Task description> Without the pictures, output the lines of the material from the very first through the one that holds "50.0, 47.0, 44.5];".
====== Available data ======
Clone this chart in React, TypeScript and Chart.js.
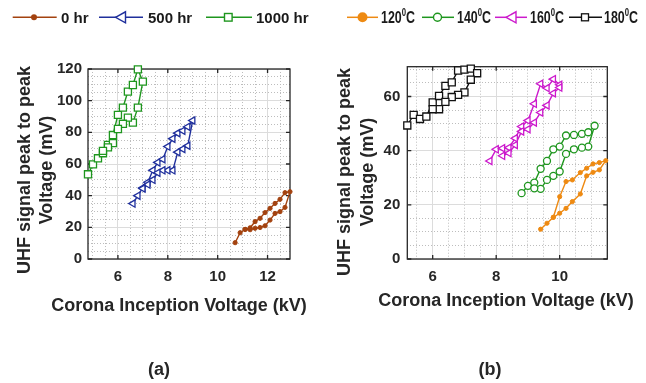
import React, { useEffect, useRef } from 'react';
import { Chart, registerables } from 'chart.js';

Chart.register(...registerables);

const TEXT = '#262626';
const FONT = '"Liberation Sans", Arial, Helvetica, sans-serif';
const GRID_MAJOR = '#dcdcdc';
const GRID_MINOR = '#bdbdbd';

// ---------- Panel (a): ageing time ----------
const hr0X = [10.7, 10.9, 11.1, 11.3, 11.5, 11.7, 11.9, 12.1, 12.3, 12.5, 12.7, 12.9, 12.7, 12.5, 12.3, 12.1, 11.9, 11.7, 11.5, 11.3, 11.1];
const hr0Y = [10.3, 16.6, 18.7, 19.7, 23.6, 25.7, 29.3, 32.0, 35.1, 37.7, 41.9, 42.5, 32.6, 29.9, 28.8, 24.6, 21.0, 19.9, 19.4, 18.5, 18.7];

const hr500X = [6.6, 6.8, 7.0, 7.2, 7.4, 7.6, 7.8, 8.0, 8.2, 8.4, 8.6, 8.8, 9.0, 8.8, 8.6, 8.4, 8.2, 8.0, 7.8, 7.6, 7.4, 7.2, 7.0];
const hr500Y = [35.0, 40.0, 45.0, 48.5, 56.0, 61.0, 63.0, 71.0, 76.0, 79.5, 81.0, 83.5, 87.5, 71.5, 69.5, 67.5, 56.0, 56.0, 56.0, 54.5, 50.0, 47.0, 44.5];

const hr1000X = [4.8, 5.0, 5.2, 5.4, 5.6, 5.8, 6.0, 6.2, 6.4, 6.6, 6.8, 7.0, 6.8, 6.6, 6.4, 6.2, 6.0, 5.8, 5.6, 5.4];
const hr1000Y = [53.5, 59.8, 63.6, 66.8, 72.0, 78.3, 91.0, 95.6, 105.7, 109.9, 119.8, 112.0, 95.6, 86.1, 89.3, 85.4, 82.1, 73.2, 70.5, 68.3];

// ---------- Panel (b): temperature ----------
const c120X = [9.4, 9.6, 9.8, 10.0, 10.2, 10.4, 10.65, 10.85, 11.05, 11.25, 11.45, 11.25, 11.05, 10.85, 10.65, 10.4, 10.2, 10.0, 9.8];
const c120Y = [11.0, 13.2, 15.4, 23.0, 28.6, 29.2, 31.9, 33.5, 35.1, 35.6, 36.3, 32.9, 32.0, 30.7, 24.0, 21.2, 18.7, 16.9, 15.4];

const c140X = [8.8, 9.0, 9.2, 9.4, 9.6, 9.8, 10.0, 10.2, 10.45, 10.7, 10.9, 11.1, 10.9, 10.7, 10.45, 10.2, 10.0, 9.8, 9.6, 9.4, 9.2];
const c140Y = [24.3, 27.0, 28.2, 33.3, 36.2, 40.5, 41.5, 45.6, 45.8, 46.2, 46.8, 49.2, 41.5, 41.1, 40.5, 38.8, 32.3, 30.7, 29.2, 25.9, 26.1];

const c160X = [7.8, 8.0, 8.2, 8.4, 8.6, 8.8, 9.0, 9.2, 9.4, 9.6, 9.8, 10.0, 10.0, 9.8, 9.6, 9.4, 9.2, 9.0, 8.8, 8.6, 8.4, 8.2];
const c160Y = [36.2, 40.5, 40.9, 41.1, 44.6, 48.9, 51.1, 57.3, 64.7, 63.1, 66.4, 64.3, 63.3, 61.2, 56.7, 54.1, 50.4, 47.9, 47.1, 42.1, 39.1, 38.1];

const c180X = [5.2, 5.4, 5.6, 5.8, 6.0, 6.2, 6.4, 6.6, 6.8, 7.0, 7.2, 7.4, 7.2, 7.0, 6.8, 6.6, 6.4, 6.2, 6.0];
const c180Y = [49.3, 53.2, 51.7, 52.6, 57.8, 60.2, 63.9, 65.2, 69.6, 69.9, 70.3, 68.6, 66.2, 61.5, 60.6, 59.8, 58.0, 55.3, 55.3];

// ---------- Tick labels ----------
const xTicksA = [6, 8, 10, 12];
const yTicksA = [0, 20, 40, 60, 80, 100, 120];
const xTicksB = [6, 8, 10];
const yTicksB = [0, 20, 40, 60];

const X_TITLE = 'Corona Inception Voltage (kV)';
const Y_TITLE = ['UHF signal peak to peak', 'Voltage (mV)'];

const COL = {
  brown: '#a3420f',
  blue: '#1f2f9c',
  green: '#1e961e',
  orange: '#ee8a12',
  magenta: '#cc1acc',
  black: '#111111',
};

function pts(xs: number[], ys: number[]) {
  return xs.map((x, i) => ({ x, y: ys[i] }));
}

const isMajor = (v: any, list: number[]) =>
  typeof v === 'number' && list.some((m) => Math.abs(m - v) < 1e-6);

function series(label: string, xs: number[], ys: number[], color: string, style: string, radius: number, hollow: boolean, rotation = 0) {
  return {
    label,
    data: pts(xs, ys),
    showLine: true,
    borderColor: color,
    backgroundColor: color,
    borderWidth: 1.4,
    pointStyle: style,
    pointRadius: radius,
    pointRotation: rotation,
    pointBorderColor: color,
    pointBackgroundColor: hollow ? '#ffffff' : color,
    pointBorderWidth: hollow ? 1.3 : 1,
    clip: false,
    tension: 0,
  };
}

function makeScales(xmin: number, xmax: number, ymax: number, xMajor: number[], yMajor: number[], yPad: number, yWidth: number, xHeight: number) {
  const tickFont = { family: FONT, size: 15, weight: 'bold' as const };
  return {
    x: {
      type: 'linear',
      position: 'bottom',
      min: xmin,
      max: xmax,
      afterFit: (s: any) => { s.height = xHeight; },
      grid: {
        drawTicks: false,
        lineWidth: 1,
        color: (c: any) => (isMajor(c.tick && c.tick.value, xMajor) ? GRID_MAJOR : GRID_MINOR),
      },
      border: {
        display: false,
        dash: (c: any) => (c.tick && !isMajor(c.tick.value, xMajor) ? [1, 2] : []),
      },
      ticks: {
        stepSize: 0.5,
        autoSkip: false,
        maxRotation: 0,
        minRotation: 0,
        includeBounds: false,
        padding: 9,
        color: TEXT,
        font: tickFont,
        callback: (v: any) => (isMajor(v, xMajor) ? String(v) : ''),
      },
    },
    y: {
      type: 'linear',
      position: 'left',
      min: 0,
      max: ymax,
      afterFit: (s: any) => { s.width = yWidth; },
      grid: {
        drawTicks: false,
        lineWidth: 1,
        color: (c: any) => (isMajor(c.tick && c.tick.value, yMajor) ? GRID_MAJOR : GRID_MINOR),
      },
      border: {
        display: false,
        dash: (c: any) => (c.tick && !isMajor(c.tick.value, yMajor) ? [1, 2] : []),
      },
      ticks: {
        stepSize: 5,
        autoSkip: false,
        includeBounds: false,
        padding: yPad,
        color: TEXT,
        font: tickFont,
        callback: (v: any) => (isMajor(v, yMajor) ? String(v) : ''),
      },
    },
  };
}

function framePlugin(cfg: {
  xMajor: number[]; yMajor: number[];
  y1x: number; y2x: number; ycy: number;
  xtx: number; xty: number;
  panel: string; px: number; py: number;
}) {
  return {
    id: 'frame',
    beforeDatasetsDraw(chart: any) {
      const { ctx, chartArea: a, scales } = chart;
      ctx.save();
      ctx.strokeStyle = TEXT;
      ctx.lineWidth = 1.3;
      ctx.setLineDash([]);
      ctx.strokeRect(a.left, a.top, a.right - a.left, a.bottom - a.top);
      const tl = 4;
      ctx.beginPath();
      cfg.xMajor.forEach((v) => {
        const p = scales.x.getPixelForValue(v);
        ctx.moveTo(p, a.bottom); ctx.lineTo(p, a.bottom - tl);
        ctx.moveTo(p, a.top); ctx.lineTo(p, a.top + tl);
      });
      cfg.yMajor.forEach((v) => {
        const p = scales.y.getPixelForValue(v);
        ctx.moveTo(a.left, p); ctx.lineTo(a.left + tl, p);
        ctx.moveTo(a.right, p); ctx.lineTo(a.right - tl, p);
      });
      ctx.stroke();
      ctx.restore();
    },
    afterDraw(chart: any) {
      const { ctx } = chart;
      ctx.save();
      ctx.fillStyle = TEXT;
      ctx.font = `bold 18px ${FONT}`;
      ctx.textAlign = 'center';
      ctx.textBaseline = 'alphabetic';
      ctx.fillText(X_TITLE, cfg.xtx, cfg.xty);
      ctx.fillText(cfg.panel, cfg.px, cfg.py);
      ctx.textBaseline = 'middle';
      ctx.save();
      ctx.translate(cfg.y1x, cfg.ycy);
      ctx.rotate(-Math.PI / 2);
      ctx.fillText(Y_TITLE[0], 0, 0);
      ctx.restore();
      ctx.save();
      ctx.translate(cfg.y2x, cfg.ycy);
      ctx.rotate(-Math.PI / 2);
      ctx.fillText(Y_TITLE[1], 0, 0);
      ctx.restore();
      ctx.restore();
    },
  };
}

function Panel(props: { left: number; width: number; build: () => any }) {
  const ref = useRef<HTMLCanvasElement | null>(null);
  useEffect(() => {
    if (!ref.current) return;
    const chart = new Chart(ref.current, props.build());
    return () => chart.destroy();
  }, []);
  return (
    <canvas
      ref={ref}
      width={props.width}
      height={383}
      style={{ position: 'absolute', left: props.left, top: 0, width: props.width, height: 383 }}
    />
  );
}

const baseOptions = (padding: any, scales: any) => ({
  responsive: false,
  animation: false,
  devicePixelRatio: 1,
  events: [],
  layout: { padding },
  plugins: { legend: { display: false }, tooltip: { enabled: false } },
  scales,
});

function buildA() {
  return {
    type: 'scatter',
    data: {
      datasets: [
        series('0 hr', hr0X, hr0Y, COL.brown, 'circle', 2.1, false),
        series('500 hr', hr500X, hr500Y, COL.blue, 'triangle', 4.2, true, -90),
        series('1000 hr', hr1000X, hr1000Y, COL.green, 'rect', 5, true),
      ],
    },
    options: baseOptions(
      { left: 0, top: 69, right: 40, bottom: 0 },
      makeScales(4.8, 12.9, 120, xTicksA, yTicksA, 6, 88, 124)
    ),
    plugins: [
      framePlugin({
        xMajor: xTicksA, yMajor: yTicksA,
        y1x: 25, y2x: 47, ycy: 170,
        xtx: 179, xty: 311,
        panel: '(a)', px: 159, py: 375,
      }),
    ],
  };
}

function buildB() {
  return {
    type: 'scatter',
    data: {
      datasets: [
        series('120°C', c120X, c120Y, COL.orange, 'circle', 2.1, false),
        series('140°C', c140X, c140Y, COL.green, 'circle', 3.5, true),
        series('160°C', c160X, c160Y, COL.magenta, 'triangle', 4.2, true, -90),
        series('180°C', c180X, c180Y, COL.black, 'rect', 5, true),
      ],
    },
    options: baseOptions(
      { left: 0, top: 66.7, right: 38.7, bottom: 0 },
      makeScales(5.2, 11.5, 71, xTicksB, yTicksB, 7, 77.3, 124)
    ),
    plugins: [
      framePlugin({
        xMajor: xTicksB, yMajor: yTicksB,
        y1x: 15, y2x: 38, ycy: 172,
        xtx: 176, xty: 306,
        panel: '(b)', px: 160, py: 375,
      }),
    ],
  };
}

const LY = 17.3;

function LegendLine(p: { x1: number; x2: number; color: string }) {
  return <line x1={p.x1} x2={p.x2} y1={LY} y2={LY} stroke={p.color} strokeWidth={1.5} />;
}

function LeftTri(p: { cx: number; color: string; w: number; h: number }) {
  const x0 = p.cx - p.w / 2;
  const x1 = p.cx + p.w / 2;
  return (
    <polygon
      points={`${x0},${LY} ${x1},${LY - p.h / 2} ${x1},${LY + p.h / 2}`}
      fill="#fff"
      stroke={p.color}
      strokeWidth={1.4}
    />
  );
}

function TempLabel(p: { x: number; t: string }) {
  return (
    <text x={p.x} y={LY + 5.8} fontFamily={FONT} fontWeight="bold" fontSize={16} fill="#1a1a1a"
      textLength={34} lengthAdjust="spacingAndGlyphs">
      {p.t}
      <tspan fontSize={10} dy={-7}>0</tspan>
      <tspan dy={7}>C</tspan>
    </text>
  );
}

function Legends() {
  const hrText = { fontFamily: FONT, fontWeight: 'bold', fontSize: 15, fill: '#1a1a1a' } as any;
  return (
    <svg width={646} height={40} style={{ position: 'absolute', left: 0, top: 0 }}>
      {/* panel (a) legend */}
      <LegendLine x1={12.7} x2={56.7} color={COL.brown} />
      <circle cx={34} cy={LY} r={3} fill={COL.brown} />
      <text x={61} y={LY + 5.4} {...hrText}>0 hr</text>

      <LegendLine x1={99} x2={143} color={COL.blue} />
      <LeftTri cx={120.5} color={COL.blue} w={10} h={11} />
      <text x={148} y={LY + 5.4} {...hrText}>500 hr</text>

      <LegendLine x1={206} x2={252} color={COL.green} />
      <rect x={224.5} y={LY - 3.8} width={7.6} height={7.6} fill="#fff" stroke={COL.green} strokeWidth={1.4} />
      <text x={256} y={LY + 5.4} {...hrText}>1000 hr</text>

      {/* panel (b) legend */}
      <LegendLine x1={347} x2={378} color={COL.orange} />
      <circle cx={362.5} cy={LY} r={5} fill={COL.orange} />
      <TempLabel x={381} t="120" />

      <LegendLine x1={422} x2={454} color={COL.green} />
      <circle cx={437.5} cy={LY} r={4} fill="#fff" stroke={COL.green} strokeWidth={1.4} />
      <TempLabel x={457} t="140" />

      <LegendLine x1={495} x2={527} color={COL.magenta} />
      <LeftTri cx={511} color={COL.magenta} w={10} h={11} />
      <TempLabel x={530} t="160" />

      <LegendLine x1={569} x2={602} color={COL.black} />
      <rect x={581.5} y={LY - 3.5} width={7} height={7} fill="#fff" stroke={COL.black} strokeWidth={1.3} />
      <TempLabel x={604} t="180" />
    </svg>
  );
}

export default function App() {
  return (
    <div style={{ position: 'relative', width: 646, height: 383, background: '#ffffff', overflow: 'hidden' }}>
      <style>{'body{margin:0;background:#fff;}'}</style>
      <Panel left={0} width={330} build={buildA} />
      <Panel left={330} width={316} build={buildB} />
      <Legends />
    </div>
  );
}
======
Task answer>
Clone this chart in React, TypeScript and Chart.js.
import React, { useEffect, useRef } from 'react';
import { Chart, registerables } from 'chart.js';

Chart.register(...registerables);

const TEXT = '#262626';
const FONT = '"Liberation Sans", Arial, Helvetica, sans-serif';
const GRID_MAJOR = '#dcdcdc';
const GRID_MINOR = '#bdbdbd';

// ---------- Panel (a): ageing time ----------
const hr0X = [10.7, 10.9, 11.1, 11.3, 11.5, 11.7, 11.9, 12.1, 12.3, 12.5, 12.7, 12.9, 12.7, 12.5, 12.3, 12.1, 11.9, 11.7, 11.5, 11.3, 11.1];
const hr0Y = [10.3, 16.6, 18.7, 19.7, 23.6, 25.7, 29.3, 32.0, 35.1, 37.7, 41.9, 42.5, 32.6, 29.9, 28.8, 24.6, 21.0, 19.9, 19.4, 18.5, 18.7];

const hr500X = [6.6, 6.8, 7.0, 7.2, 7.4, 7.6, 7.8, 8.0, 8.2, 8.4, 8.6, 8.8, 9.0, 8.8, 8.6, 8.4, 8.2, 8.0, 7.8, 7.6, 7.4, 7.2, 7.0];
const hr500Y = [35.0, 40.0, 45.0, 48.5, 56.0, 61.0, 63.0, 71.0, 76.0, 79.5, 81.0, 83.5, 87.5, 71.5, 69.5, 67.5, 56.0, 56.0, 56.0, 54.5, 50.0, 47.0, 44.5];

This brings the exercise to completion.